→ **Data provided**:

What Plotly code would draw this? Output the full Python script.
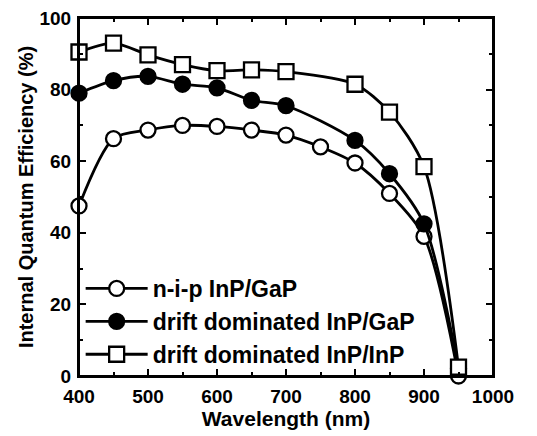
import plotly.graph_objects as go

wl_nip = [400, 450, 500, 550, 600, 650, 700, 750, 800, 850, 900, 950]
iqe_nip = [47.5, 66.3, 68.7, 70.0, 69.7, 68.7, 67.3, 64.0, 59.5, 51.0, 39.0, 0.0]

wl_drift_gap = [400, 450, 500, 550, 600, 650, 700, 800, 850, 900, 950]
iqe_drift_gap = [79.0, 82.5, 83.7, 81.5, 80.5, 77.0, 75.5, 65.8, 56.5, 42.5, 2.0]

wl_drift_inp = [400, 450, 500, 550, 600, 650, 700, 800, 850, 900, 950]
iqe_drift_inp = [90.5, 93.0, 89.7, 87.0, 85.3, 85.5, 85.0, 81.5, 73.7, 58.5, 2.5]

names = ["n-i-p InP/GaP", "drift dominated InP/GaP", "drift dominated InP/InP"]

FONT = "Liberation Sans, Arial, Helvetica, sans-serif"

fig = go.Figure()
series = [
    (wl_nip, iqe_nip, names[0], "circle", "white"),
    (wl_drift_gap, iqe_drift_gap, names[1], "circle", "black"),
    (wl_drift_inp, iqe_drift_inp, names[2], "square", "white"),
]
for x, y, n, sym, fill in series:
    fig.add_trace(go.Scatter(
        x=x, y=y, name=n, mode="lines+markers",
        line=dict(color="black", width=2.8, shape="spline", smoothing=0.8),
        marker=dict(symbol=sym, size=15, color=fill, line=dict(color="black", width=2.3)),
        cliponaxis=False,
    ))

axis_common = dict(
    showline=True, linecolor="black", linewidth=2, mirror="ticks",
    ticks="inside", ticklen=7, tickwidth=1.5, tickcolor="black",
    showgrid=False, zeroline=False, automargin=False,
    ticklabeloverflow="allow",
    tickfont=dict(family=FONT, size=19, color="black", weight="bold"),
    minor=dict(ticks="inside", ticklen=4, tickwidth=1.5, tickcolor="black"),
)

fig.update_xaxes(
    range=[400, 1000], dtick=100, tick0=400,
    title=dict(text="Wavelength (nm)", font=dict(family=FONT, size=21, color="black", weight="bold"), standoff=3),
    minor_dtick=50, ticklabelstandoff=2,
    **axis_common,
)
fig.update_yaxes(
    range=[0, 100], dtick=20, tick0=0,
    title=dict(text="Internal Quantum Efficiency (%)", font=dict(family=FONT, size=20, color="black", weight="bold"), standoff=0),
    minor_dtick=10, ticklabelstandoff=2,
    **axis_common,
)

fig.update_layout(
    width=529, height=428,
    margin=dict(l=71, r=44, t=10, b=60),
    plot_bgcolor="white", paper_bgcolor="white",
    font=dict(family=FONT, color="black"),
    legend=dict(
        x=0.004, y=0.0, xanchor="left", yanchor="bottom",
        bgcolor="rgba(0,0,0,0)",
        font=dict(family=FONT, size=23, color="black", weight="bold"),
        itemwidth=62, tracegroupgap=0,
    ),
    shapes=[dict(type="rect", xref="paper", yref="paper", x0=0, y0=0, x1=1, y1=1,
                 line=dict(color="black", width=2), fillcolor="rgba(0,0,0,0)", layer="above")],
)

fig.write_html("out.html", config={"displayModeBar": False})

→ **Given exercise**: Starting at the first line of the material, output exactly the lines up to and including the one with "51.0, 39.0, 0.0]". Do not include the pictures.

→ **Task solution**:
What Plotly code would draw this? Output the full Python script.
import plotly.graph_objects as go

wl_nip = [400, 450, 500, 550, 600, 650, 700, 750, 800, 850, 900, 950]
iqe_nip = [47.5, 66.3, 68.7, 70.0, 69.7, 68.7, 67.3, 64.0, 59.5, 51.0, 39.0, 0.0]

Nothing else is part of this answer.